## Work to do
Take the lines from the beginning of the material through the line containing "ax = fig.add_axes([43" and retype them exactly, leaving the pictures out.

---------- Source material

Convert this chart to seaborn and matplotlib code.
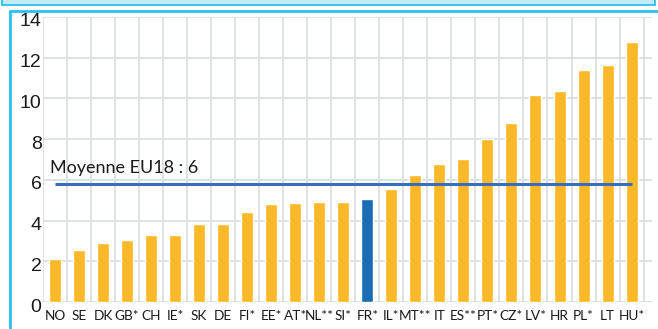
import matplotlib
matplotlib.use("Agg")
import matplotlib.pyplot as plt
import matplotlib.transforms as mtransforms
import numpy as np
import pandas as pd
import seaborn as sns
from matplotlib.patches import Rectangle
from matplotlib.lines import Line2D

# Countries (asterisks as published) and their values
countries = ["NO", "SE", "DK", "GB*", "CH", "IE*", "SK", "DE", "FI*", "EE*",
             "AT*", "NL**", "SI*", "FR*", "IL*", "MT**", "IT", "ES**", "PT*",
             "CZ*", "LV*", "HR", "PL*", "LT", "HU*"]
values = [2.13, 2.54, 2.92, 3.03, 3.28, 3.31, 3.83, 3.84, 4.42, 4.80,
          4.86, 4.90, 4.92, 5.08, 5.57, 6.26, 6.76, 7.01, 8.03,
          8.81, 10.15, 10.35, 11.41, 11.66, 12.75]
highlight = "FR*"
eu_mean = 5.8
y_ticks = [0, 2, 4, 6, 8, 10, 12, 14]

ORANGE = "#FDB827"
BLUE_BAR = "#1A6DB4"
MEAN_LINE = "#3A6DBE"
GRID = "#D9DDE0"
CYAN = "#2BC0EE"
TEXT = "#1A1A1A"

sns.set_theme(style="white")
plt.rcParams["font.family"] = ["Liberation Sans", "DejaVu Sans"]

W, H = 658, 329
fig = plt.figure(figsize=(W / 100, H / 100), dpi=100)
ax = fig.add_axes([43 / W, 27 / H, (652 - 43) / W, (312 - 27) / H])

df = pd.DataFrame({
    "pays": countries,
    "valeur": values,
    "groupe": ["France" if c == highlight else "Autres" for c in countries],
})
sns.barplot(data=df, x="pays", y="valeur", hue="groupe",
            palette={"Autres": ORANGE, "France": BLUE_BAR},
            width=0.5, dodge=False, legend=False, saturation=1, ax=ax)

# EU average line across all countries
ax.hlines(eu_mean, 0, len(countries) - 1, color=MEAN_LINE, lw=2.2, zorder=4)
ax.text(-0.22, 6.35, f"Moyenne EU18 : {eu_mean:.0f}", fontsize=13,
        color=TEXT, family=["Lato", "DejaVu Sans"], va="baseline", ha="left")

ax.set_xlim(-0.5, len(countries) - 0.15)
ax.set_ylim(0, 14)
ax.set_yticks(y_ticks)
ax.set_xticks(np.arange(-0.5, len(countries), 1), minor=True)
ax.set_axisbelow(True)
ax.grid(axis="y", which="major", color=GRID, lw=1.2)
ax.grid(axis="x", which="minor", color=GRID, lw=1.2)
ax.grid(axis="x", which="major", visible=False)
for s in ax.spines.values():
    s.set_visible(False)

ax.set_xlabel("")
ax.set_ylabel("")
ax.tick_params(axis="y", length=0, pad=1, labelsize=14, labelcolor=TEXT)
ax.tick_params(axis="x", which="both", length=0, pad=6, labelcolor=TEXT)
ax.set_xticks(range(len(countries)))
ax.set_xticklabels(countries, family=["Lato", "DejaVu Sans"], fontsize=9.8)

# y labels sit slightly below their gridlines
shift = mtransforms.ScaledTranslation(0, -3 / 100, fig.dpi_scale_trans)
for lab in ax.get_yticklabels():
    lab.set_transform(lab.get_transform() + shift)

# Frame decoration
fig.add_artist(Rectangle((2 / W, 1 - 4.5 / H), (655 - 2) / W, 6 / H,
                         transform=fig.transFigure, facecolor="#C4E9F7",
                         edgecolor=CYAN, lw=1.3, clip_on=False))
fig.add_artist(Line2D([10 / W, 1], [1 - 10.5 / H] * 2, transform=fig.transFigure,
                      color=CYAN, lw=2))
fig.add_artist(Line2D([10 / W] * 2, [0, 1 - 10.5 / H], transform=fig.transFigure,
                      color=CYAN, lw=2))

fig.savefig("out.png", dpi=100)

--------------------

## Expected output
Convert this chart to seaborn and matplotlib code.
import matplotlib
matplotlib.use("Agg")
import matplotlib.pyplot as plt
import matplotlib.transforms as mtransforms
import numpy as np
import pandas as pd
import seaborn as sns
from matplotlib.patches import Rectangle
from matplotlib.lines import Line2D

# Countries (asterisks as published) and their values
countries = ["NO", "SE", "DK", "GB*", "CH", "IE*", "SK", "DE", "FI*", "EE*",
             "AT*", "NL**", "SI*", "FR*", "IL*", "MT**", "IT", "ES**", "PT*",
             "CZ*", "LV*", "HR", "PL*", "LT", "HU*"]
values = [2.13, 2.54, 2.92, 3.03, 3.28, 3.31, 3.83, 3.84, 4.42, 4.80,
          4.86, 4.90, 4.92, 5.08, 5.57, 6.26, 6.76, 7.01, 8.03,
          8.81, 10.15, 10.35, 11.41, 11.66, 12.75]
highlight = "FR*"
eu_mean = 5.8
y_ticks = [0, 2, 4, 6, 8, 10, 12, 14]

ORANGE = "#FDB827"
BLUE_BAR = "#1A6DB4"
MEAN_LINE = "#3A6DBE"
GRID = "#D9DDE0"
CYAN = "#2BC0EE"
TEXT = "#1A1A1A"

sns.set_theme(style="white")
plt.rcParams["font.family"] = ["Liberation Sans", "DejaVu Sans"]

W, H = 658, 329
fig = plt.figure(figsize=(W / 100, H / 100), dpi=100)
ax = fig.add_axes([43 / W, 27 / H, (652 - 43) / W, (312 - 27) / H])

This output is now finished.